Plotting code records

···

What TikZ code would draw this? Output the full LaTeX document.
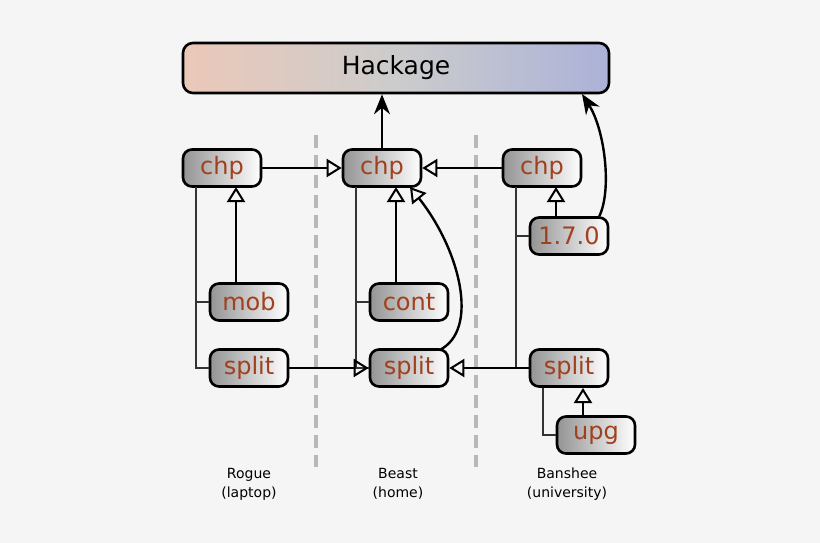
\documentclass[tikz,border=0pt]{standalone}
\usepackage{fontspec}
\setmainfont{DejaVu Sans}
\usetikzlibrary{arrows.meta}
\definecolor{txt}{HTML}{A0401F}
\begin{document}
\begin{tikzpicture}[x=1pt,y=-1pt,
 pkg/.style={draw=black,line width=2.6pt,rounded corners=9pt,minimum width=78pt,minimum height=37pt,left color=black!42,right color=white,text=txt,font=\fontsize{24}{24}\selectfont,inner sep=0pt},
 tree/.style={line width=1.2pt,black!80},
 dep/.style={line width=2.4pt,-{Triangle[open,length=15pt,width=18pt,line width=2pt]}},
 up/.style={line width=2.4pt,-{Stealth[length=20pt,width=16pt]}},
 lab/.style={font=\fontsize{14}{19}\selectfont,align=center}]
\useasboundingbox[fill=black!4] (0,0) rectangle (820,543);
\draw[line width=4pt,black!28,dash pattern=on 13pt off 7pt] (316,135) -- (316,467) (476,135) -- (476,467);
\node[draw=black,line width=2.6pt,rounded corners=10pt,minimum width=426pt,minimum height=50pt,inner sep=0pt,left color={rgb,255:red,235;green,200;blue,185},right color={rgb,255:red,172;green,178;blue,216},middle color=black!20,font=\fontsize{25}{25}\selectfont] (hack) at (396,68) {Hackage};
\node[pkg] (c1) at (222,168) {chp};
\node[pkg] (c2) at (382,168) {chp};
\node[pkg] (c3) at (542,168) {chp};
\node[pkg] (v) at (569,236) {1.7.0};
\node[pkg] (mob) at (249,302) {mob};
\node[pkg] (cont) at (409,302) {cont};
\node[pkg] (s1) at (249,368) {split};
\node[pkg] (s2) at (409,368) {split};
\node[pkg] (s3) at (569,368) {split};
\node[pkg] (upg) at (596,435) {upg};
\coordinate (t1) at (196,187); \coordinate (t2) at (356,187); \coordinate (t3) at (516,187); \coordinate (t4) at (543,388);
\draw[tree] (t1) |- (s1.west) (t1|-mob) -- (mob.west);
\draw[tree] (t2) |- (s2.west) (t2|-cont) -- (cont.west);
\draw[tree] (t3) |- (s3.west) (t3|-v) -- (v.west);
\draw[tree] (t4) |- (upg.west);
\draw[dep] (mob.north -| 236,0) -- (236,187);
\draw[dep] (cont.north -| 396,0) -- (396,187);
\draw[dep] (v.north -| 556,0) -- (556,187);
\draw[dep] (upg.north -| 583,0) -- (583,388);
\draw[dep] (c1) -- (c2);
\draw[dep] (c3) -- (c2);
\draw[dep] (s1) -- (s2);
\draw[dep] (s3) -- (s2);
\draw[dep] (s2.north east) ++(-10,2) .. controls (480,330) and (460,250) .. (410,187);
\draw[up] (c2) -- (hack.south -| c2);
\draw[up] (v.north east) ++(-10,0) .. controls (612,190) and (605,130) .. (582,94);
\node[lab] (r) at (249,484) {Rogue\\(laptop)};
\node[lab] (b) at (398,484) {Beast\\(home)};
\node[lab] (bn) at (567,484) {Banshee\\(university)};
\end{tikzpicture}
\end{document}
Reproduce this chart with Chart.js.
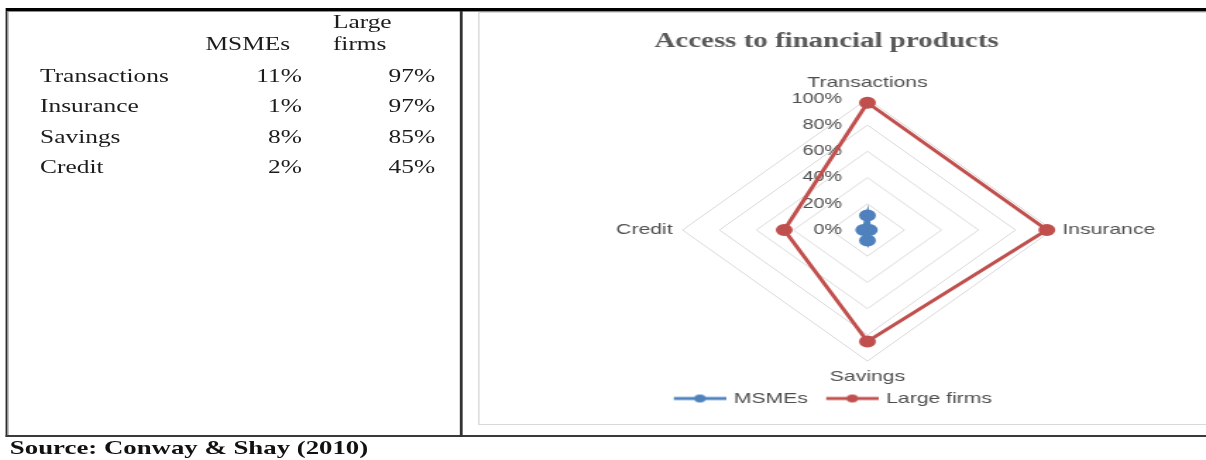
<!DOCTYPE html>
<html>
<head>
<meta charset="utf-8">
<script src="https://cdn.jsdelivr.net/npm/chart.js@4/dist/chart.umd.min.js"></script>
<style>
  html, body { margin: 0; padding: 0; background: #fff; overflow: hidden; }
  /* the reference is stretched sideways, so the page is laid out narrow and scaled */
  #page { position: absolute; left: 0; top: 0; width: 855px; height: 460px;
          transform: scaleX(1.4105); transform-origin: 0 0; }
  .ln { position: absolute; }
  .txt { position: absolute; font-family: "Liberation Serif", "Times New Roman", serif;
         font-size: 18px; line-height: 20px; color: #1c1c1c; white-space: nowrap; }
  .r { text-align: right; }
  #chartBox { position: absolute; left: 339px; top: 12px; width: 600px; height: 413px;
              box-sizing: border-box; border: 1px solid #d9d9d9; }
  #radar { position: absolute; left: 340px; top: 12px; }
  #source { position: absolute; left: 7px; top: 437px; font-family: "Liberation Serif", serif;
            font-weight: bold; font-size: 19px; line-height: 22px; color: #111; white-space: nowrap; }
</style>
</head>
<body>
<div id="page">
  <div class="ln" style="left:3.5px;top:8px;width:900px;height:3px;background:#000"></div>
  <div class="ln" style="left:5px;top:11px;width:900px;height:1px;background:#8c8c8c"></div>
  <div class="ln" style="left:3.5px;top:8px;width:1.5px;height:429px;background:#000"></div>
  <div class="ln" style="left:5px;top:11px;width:1.3px;height:426px;background:#8c8c8c"></div>
  <div class="ln" style="left:3.5px;top:435px;width:900px;height:2px;background:#3a3a3a"></div>
  <div class="ln" style="left:325.8px;top:11px;width:2px;height:426px;background:#333"></div>
  <div id="table"></div>
  <div id="chartBox"></div>
  <canvas id="radar" width="492" height="411"></canvas>
  <div id="source">Source: Conway &amp; Shay (2010)</div>
</div>
<script>
var categories = ["Transactions", "Insurance", "Savings", "Credit"];
var msmeValues = [11, 1, 8, 2];
var largeValues = [97, 97, 85, 45];
var seriesNames = ["MSMEs", "Large firms"];
var tickValues = [0, 20, 40, 60, 80, 100];
var tickLabels = ["0%", "20%", "40%", "60%", "80%", "100%"];

var blue = "#4f81bd";
var red = "#c0504d";
var grey = "#4f4f4f";

// left-hand table
function addText(html, style, cls) {
  var d = document.createElement("div");
  d.className = "txt" + (cls ? " " + cls : "");
  d.style.cssText = style;
  d.textContent = html;
  document.getElementById("table").appendChild(d);
}
addText(seriesNames[0], "left:0;width:205.7px;top:34px", "r");
addText("Large", "left:236px;top:11.5px");
addText("firms", "left:236px;top:34px");
var rowTops = [65.6, 96.2, 126.8, 157.4];
for (var i = 0; i < categories.length; i++) {
  addText(categories[i], "left:28.4px;top:" + rowTops[i] + "px");
  addText(msmeValues[i] + "%", "left:0;width:214px;top:" + rowTops[i] + "px", "r");
  addText(largeValues[i] + "%", "left:0;width:308.5px;top:" + rowTops[i] + "px", "r");
}

// legend marker: short line with a dot in the middle, like Excel
function legendMark(color) {
  var c = document.createElement("canvas");
  c.width = 48; c.height = 10;
  var g = c.getContext("2d");
  g.strokeStyle = color; g.lineWidth = 3;
  g.beginPath(); g.moveTo(11, 5); g.lineTo(48, 5); g.stroke();
  g.fillStyle = color;
  g.beginPath(); g.arc(29.5, 5, 4, 0, Math.PI * 2); g.fill();
  return c;
}

// empty box on the left so the radar sits right of the title centre
var spacer = {
  position: "left", weight: 0, fullSize: false, options: {},
  width: 0, height: 0,
  isHorizontal: function() { return false; },
  update: function(maxW, maxH) { this.width = 84; this.height = maxH; },
  getPadding: function() { return {left: 0, right: 0, top: 0, bottom: 0}; },
  draw: function() {}
};
var spacerPlugin = {
  id: "spacer",
  beforeInit: function(chart) { Chart.layouts.addBox(chart, spacer); }
};

// tick labels sit left of the vertical axis
var tickPlugin = {
  id: "tickText",
  beforeDatasetsDraw: function(chart) {
    var r = chart.scales.r, ctx = chart.ctx;
    ctx.save();
    ctx.font = '14px "Liberation Sans", Arial, sans-serif';
    ctx.fillStyle = grey;
    ctx.textAlign = "right";
    ctx.textBaseline = "middle";
    for (var k = 0; k < tickValues.length; k++) {
      ctx.fillText(tickLabels[k], r.xCenter - 18, r.yCenter - r.getDistanceFromCenterForValue(tickValues[k]));
    }
    ctx.restore();
  }
};

Chart.defaults.font.family = '"Liberation Sans", Arial, sans-serif';
Chart.defaults.color = grey;

new Chart(document.getElementById("radar"), {
  type: "radar",
  data: {
    labels: categories,
    datasets: [
      { label: seriesNames[0], data: msmeValues, borderColor: blue, backgroundColor: blue,
        pointBackgroundColor: blue, pointBorderColor: blue, borderWidth: 3, pointRadius: 4.5, fill: false },
      { label: seriesNames[1], data: largeValues, borderColor: red, backgroundColor: red,
        pointBackgroundColor: red, pointBorderColor: red, borderWidth: 3, pointRadius: 4.5, fill: false }
    ]
  },
  plugins: [spacerPlugin, tickPlugin],
  options: {
    responsive: false,
    animation: false,
    layout: { padding: { top: 6, bottom: 7 } },
    scales: {
      r: {
        min: 0, max: 100,
        ticks: { stepSize: 20, display: false },
        grid: { circular: false, color: "#d9d9d9", lineWidth: 1 },
        angleLines: { display: false },
        pointLabels: { color: grey, padding: 7, font: { size: 15 } }
      }
    },
    plugins: {
      title: {
        display: true,
        text: "Access to financial products",
        color: "#595959",
        font: { family: '"Liberation Serif", "Times New Roman", serif', size: 20.5, weight: "bold" },
        padding: { top: 11, bottom: 20 }
      },
      legend: {
        position: "bottom",
        labels: {
          usePointStyle: true,
          pointStyleWidth: 44,
          padding: 4,
          color: grey,
          font: { size: 15 },
          generateLabels: function(chart) {
            return chart.data.datasets.map(function(ds, idx) {
              return { text: ds.label, pointStyle: legendMark(ds.borderColor), fillStyle: ds.borderColor,
                       strokeStyle: ds.borderColor, lineWidth: 0, hidden: false, datasetIndex: idx, fontColor: grey };
            });
          }
        }
      },
      tooltip: { enabled: false }
    }
  }
});
</script>
</body>
</html>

···

Given exercise:
Your task is to pick out every line with the string "this" and copy it.

Solution:
What TikZ code would draw this? Output the full LaTeX document.
Reproduce this chart with Chart.js.
  update: function(maxW, maxH) { this.width = 84; this.height = maxH; },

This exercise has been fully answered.